I was on the 16th street again, in the van cowering in the corner after being forced to give a blow job to Liam, my head spinning because of the way he pulled my hair and my jaw and cheeks paining for being held forcefully and slapped repeatedly by Yuri. I was pushed off the van by Yuri and I vomited on the sidewalk crying. "See you at Prom, Bitch! Get waxed and primed up to lose your virginity" Liam shouted as he walked to the driver's seat, Yuri laughing in the background and they drove off. I started sobbing loudly, "What did I do to deserve this?" I want to go to the prom too. I want to go with someone who likes me and will hold me and take a picture holding me from behind, both of us laughing for being so corny. "I WANT TO BE TREATED LIKE A PERSON, I WANT TO TOUCH AND BE TOUCHED BECAUSE I WANT IT AND NOT LIKE THIS. I DON'T WANT TO FEEL DIRTY AND UNTOUCABLE. I WANT TO BE HELD AND KISSED. THEN WHY THIS, WHAT HAVE I DONE TO DESERVE THIS. DON'T I DESERVE A PROM, A DATE AND A KISS?" I was screaming in my sleep, half conscious afraid to open my eyes and see them in a van or smoking in the corner. I slowly got aware of the hands holding me, I hid my face in his chest and cried, the scent making me want to not let go. This was not some dream, this was real and he was real. He had been holding me every night as I cried and screamed and wet my bed.

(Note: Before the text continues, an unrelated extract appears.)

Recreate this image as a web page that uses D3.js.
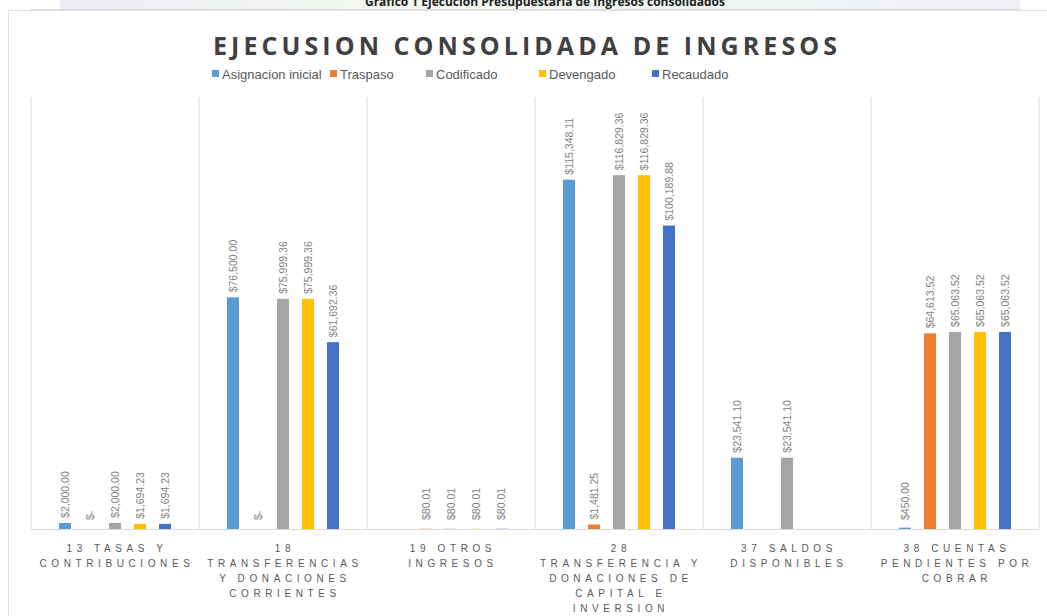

He held me when I was reliving the worst moments of my life and making me believe it wasn't him in the morning and letting me clutch to whatever little dignity I had left.

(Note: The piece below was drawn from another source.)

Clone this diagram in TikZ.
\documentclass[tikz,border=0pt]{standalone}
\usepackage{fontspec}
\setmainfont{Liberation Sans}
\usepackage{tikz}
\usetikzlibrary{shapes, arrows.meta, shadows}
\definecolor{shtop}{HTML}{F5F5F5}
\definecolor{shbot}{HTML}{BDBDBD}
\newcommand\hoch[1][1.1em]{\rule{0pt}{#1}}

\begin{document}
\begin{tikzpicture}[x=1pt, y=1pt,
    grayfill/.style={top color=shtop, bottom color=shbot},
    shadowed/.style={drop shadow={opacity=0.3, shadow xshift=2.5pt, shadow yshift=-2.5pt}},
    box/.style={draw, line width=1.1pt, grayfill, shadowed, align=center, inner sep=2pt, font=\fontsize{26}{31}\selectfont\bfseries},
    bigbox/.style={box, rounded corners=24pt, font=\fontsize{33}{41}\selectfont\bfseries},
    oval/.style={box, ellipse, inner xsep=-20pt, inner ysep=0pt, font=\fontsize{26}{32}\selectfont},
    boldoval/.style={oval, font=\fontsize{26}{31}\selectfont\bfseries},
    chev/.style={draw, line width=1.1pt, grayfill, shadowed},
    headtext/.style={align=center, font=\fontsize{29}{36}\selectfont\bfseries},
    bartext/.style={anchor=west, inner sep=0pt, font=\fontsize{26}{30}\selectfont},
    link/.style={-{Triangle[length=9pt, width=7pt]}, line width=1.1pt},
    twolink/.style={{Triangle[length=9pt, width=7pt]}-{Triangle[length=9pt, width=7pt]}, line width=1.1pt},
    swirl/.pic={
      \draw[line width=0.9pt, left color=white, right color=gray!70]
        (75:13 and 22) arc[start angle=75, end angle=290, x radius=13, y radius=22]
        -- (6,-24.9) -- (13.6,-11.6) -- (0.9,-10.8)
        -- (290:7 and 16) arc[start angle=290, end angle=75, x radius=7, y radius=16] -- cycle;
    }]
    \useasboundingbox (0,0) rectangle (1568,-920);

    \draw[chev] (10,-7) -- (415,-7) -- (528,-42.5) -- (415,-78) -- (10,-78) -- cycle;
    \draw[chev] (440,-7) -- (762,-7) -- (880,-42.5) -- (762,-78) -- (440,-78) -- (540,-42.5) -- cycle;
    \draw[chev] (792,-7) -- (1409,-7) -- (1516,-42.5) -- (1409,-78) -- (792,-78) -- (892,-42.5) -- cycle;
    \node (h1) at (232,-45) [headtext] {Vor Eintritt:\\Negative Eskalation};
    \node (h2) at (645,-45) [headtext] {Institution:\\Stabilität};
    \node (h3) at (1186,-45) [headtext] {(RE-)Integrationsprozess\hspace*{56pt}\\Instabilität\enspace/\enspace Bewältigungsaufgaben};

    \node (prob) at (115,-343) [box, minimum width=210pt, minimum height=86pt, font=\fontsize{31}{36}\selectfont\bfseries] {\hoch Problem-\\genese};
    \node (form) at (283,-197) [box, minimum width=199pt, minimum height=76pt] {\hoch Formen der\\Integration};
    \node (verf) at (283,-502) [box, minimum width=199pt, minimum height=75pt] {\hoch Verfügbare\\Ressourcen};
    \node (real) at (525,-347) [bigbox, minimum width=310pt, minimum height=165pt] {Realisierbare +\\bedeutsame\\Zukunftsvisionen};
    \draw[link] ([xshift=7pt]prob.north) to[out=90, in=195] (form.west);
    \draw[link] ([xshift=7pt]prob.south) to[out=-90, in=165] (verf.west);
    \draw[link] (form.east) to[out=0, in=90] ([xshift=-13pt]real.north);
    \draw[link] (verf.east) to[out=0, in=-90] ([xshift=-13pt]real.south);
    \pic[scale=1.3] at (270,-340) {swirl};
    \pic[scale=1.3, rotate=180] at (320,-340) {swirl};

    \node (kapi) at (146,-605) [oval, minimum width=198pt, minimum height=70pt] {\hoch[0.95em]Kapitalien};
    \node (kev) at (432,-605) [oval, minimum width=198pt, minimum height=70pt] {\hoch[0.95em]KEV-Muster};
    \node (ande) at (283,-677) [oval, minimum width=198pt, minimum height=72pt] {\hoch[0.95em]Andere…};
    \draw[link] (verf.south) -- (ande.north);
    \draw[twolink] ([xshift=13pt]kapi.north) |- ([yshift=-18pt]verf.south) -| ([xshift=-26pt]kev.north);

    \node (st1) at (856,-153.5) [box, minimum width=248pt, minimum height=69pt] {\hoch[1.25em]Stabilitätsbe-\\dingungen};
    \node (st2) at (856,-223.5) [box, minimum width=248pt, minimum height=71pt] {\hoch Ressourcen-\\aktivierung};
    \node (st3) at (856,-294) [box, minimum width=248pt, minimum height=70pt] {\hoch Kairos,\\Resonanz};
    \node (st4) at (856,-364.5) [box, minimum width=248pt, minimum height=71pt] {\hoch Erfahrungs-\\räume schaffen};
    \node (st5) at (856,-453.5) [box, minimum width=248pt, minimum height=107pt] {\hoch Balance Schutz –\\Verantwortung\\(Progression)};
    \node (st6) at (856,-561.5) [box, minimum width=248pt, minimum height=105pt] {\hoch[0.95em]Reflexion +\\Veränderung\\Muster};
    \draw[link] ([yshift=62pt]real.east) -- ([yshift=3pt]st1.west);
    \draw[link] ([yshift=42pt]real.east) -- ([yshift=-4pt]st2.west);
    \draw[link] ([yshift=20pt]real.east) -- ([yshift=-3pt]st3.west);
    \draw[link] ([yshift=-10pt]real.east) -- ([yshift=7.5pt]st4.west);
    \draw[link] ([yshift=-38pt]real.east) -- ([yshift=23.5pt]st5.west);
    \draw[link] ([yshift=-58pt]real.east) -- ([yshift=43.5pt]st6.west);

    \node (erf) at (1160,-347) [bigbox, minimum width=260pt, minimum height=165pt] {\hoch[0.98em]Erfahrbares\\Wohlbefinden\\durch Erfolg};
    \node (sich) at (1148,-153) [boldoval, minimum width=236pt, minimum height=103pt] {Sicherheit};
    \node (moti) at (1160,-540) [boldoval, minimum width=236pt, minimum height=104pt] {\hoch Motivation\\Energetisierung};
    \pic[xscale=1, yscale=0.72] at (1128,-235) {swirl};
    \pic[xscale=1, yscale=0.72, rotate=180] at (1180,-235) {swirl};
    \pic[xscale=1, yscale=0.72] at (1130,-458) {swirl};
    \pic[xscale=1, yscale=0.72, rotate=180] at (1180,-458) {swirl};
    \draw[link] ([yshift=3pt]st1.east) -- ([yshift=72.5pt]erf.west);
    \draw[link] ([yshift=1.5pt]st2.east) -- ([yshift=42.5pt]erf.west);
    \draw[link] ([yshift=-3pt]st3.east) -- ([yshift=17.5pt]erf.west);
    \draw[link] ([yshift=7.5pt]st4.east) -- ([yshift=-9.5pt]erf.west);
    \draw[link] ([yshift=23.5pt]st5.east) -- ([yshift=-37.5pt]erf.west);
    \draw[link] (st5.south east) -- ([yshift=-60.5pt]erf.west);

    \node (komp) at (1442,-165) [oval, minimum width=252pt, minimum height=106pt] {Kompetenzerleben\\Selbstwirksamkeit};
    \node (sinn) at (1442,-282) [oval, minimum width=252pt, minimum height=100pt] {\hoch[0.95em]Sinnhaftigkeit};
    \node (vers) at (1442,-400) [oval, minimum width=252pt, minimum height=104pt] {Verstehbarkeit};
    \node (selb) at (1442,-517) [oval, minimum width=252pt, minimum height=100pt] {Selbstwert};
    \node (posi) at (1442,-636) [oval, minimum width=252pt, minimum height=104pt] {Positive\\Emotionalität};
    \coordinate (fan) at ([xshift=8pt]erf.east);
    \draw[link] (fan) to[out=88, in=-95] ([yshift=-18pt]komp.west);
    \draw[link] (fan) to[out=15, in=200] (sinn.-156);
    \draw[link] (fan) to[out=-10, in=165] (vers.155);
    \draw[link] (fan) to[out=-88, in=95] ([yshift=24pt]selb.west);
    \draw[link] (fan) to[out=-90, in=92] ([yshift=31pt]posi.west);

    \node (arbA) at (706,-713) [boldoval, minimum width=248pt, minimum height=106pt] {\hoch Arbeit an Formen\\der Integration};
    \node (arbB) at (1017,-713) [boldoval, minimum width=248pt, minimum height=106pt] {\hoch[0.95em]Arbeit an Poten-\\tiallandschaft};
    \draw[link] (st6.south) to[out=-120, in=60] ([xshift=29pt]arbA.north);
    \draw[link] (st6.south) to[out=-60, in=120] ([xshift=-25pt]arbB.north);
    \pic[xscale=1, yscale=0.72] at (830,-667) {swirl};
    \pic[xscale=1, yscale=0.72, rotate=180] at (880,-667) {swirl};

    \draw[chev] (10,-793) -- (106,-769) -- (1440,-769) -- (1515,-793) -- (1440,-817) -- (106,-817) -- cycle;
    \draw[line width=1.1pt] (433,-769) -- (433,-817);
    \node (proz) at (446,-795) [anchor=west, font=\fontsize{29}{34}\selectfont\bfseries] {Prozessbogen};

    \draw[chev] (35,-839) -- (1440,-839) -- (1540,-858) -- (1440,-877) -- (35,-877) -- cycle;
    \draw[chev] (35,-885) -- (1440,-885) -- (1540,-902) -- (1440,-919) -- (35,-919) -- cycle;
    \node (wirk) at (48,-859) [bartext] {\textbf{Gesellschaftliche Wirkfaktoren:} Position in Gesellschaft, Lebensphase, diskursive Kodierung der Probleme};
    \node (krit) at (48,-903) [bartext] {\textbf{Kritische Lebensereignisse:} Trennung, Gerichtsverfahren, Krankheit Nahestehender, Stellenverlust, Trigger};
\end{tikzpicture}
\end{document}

I cried because I was filthy and dirty and not worth the respect and support he was giving me, I cried because I was broken and unworthy of the love I felt for him, my body used and soiled but I wanted him to touch me and like it. I shouldn't have woken up tonight because more than one dream was getting broken.
"I want to touch you baby, I want you and I want to hold you. I want to kiss you if you let me. Sky baby! It's me, look at me. I want you to know it's me, Gabs. I want you to see me as I kiss you and tell you that I love you."
He laced his fingers in my hair and raised my head to look at him, but he didn't pull it or grab my head as I expected, he was gentle with me, holding it lightly, just moving his hands slightly and letting me raise my head if I wanted to. I did and opened my eyes, his didn't shine in the dark like monsters and they were still green and beautiful. He was looking at me without any malice and hatred like my attackers or pity and disappointment like me, but with something else... something nice.
"It's me", he said and kissed me lightly on my lips. I was touched, abused for years and raped but never been kissed. My lips were dirty, they had touched their skins. Gabriel was nice and unpolluted unlike me. I shouldn't touch him and stain him. I recoiled and moved away from him.
"Don't touch me, I am dirty. I am worthless, a little bitch!" I covered my face and cried feeling guilty for holding him and using him to feel comforted and safe.
"Don't Baby. Please don't say such things. You are the best thing that happened to me." He got on the bed and waited for me.
"I want to be happy but don't know how and not sure if I deserve it and I don't want to drag you into this freak show life of mine more than I already have" I stopped him to come closer.